* **Problem description**
Take the material below and retype it in full; pictures are left out.

* **Data excerpt**
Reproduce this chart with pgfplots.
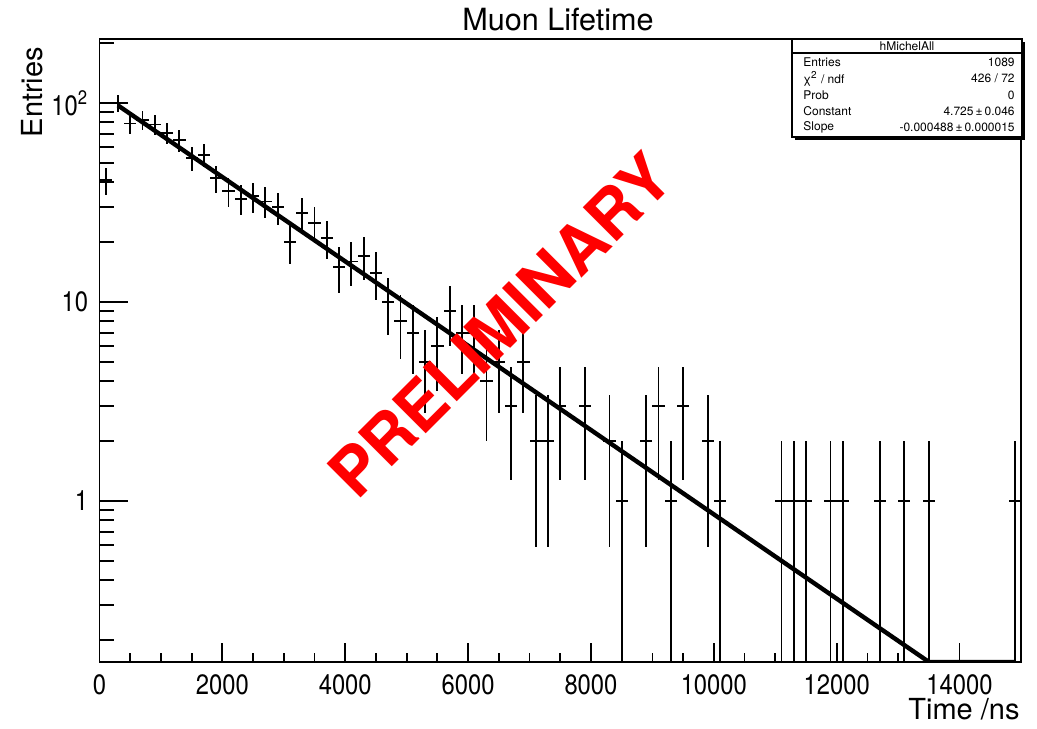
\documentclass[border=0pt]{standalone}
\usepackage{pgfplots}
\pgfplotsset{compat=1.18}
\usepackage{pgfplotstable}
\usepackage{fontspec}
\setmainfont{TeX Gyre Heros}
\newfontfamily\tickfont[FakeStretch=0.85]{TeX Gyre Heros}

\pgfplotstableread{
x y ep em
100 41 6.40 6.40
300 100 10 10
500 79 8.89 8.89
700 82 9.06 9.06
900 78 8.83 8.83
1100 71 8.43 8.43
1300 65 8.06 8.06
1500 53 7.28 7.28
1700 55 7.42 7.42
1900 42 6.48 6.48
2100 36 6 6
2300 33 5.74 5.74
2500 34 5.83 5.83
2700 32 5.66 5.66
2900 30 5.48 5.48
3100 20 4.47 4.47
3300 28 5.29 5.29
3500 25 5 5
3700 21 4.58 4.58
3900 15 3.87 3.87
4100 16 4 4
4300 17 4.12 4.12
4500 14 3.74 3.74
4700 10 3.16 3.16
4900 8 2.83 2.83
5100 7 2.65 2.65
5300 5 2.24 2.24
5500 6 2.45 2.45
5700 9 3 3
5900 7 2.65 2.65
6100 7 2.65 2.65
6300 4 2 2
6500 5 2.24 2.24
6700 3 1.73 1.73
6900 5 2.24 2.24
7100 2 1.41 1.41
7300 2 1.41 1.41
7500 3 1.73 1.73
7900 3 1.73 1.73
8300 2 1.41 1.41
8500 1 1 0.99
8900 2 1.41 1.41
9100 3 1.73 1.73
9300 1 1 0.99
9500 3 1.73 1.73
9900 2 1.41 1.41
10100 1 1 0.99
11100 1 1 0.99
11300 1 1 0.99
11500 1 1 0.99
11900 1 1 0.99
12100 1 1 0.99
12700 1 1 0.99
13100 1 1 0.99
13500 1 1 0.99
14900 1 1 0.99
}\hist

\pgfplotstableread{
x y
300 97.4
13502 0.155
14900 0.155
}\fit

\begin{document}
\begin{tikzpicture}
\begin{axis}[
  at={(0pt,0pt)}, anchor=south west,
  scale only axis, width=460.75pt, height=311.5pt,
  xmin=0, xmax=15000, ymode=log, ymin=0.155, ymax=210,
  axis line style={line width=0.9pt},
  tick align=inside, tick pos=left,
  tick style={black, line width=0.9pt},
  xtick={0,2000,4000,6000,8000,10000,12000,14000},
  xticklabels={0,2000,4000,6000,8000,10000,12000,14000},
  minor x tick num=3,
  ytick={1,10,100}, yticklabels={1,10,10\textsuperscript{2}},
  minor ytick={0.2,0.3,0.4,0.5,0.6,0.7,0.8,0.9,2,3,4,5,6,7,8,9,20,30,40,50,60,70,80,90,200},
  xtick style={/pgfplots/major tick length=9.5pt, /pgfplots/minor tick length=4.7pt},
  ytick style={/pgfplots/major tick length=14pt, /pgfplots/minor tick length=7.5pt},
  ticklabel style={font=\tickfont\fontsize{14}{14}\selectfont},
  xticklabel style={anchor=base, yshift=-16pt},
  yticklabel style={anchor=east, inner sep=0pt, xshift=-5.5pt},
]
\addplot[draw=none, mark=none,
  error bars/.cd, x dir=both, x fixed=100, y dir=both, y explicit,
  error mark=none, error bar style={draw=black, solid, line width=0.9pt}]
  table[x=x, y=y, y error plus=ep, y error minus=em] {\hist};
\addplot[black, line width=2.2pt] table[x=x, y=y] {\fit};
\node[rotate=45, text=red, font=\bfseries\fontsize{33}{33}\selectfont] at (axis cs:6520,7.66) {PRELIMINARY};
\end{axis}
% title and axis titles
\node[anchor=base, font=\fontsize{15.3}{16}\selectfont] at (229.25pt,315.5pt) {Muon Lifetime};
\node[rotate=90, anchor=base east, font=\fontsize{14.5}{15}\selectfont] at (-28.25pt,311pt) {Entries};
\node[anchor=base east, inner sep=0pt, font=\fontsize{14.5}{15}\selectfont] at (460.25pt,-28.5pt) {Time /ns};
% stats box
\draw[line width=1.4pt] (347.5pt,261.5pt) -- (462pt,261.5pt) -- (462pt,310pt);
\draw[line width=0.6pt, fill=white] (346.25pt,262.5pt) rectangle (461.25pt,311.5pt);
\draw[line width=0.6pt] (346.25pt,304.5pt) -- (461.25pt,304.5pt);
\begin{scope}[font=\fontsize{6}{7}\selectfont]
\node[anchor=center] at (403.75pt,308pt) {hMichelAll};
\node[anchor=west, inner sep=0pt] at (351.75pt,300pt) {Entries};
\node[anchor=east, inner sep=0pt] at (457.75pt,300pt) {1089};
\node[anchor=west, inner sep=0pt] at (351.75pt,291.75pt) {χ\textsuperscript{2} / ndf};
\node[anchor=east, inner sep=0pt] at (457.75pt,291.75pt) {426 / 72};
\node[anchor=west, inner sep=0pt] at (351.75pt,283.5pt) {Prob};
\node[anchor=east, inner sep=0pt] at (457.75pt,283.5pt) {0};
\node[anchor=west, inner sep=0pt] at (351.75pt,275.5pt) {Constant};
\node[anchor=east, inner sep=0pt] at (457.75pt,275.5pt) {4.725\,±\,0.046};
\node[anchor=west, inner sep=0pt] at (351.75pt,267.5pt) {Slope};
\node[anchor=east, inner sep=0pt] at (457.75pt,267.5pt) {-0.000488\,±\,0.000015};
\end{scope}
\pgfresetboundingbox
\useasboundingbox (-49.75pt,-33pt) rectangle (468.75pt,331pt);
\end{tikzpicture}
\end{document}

* **Exercise result**
Reproduce this chart with pgfplots.
\documentclass[border=0pt]{standalone}
\usepackage{pgfplots}
\pgfplotsset{compat=1.18}
\usepackage{pgfplotstable}
\usepackage{fontspec}
\setmainfont{TeX Gyre Heros}
\newfontfamily\tickfont[FakeStretch=0.85]{TeX Gyre Heros}

\pgfplotstableread{
x y ep em
100 41 6.40 6.40
300 100 10 10
500 79 8.89 8.89
700 82 9.06 9.06
900 78 8.83 8.83
1100 71 8.43 8.43
1300 65 8.06 8.06
1500 53 7.28 7.28
1700 55 7.42 7.42
1900 42 6.48 6.48
2100 36 6 6
2300 33 5.74 5.74
2500 34 5.83 5.83
2700 32 5.66 5.66
2900 30 5.48 5.48
3100 20 4.47 4.47
3300 28 5.29 5.29
3500 25 5 5
3700 21 4.58 4.58
3900 15 3.87 3.87
4100 16 4 4
4300 17 4.12 4.12
4500 14 3.74 3.74
4700 10 3.16 3.16
4900 8 2.83 2.83
5100 7 2.65 2.65
5300 5 2.24 2.24
5500 6 2.45 2.45
5700 9 3 3
5900 7 2.65 2.65
6100 7 2.65 2.65
6300 4 2 2
6500 5 2.24 2.24
6700 3 1.73 1.73
6900 5 2.24 2.24
7100 2 1.41 1.41
7300 2 1.41 1.41
7500 3 1.73 1.73
7900 3 1.73 1.73
8300 2 1.41 1.41
8500 1 1 0.99
8900 2 1.41 1.41
9100 3 1.73 1.73
9300 1 1 0.99
9500 3 1.73 1.73
9900 2 1.41 1.41
10100 1 1 0.99
11100 1 1 0.99
11300 1 1 0.99
11500 1 1 0.99
11900 1 1 0.99
12100 1 1 0.99
12700 1 1 0.99
13100 1 1 0.99
13500 1 1 0.99
14900 1 1 0.99
}\hist

\pgfplotstableread{
x y
300 97.4
13502 0.155
14900 0.155
}\fit

\begin{document}
\begin{tikzpicture}
\begin{axis}[
  at={(0pt,0pt)}, anchor=south west,
  scale only axis, width=460.75pt, height=311.5pt,
  xmin=0, xmax=15000, ymode=log, ymin=0.155, ymax=210,
  axis line style={line width=0.9pt},
  tick align=inside, tick pos=left,
  tick style={black, line width=0.9pt},
  xtick={0,2000,4000,6000,8000,10000,12000,14000},
  xticklabels={0,2000,4000,6000,8000,10000,12000,14000},
  minor x tick num=3,
  ytick={1,10,100}, yticklabels={1,10,10\textsuperscript{2}},
  minor ytick={0.2,0.3,0.4,0.5,0.6,0.7,0.8,0.9,2,3,4,5,6,7,8,9,20,30,40,50,60,70,80,90,200},
  xtick style={/pgfplots/major tick length=9.5pt, /pgfplots/minor tick length=4.7pt},
  ytick style={/pgfplots/major tick length=14pt, /pgfplots/minor tick length=7.5pt},
  ticklabel style={font=\tickfont\fontsize{14}{14}\selectfont},
  xticklabel style={anchor=base, yshift=-16pt},
  yticklabel style={anchor=east, inner sep=0pt, xshift=-5.5pt},
]
\addplot[draw=none, mark=none,
  error bars/.cd, x dir=both, x fixed=100, y dir=both, y explicit,
  error mark=none, error bar style={draw=black, solid, line width=0.9pt}]
  table[x=x, y=y, y error plus=ep, y error minus=em] {\hist};
\addplot[black, line width=2.2pt] table[x=x, y=y] {\fit};
\node[rotate=45, text=red, font=\bfseries\fontsize{33}{33}\selectfont] at (axis cs:6520,7.66) {PRELIMINARY};
\end{axis}
% title and axis titles
\node[anchor=base, font=\fontsize{15.3}{16}\selectfont] at (229.25pt,315.5pt) {Muon Lifetime};
\node[rotate=90, anchor=base east, font=\fontsize{14.5}{15}\selectfont] at (-28.25pt,311pt) {Entries};
\node[anchor=base east, inner sep=0pt, font=\fontsize{14.5}{15}\selectfont] at (460.25pt,-28.5pt) {Time /ns};
% stats box
\draw[line width=1.4pt] (347.5pt,261.5pt) -- (462pt,261.5pt) -- (462pt,310pt);
\draw[line width=0.6pt, fill=white] (346.25pt,262.5pt) rectangle (461.25pt,311.5pt);
\draw[line width=0.6pt] (346.25pt,304.5pt) -- (461.25pt,304.5pt);
\begin{scope}[font=\fontsize{6}{7}\selectfont]
\node[anchor=center] at (403.75pt,308pt) {hMichelAll};
\node[anchor=west, inner sep=0pt] at (351.75pt,300pt) {Entries};
\node[anchor=east, inner sep=0pt] at (457.75pt,300pt) {1089};
\node[anchor=west, inner sep=0pt] at (351.75pt,291.75pt) {χ\textsuperscript{2} / ndf};
\node[anchor=east, inner sep=0pt] at (457.75pt,291.75pt) {426 / 72};
\node[anchor=west, inner sep=0pt] at (351.75pt,283.5pt) {Prob};
\node[anchor=east, inner sep=0pt] at (457.75pt,283.5pt) {0};
\node[anchor=west, inner sep=0pt] at (351.75pt,275.5pt) {Constant};
\node[anchor=east, inner sep=0pt] at (457.75pt,275.5pt) {4.725\,±\,0.046};
\node[anchor=west, inner sep=0pt] at (351.75pt,267.5pt) {Slope};
\node[anchor=east, inner sep=0pt] at (457.75pt,267.5pt) {-0.000488\,±\,0.000015};
\end{scope}
\pgfresetboundingbox
\useasboundingbox (-49.75pt,-33pt) rectangle (468.75pt,331pt);
\end{tikzpicture}
\end{document}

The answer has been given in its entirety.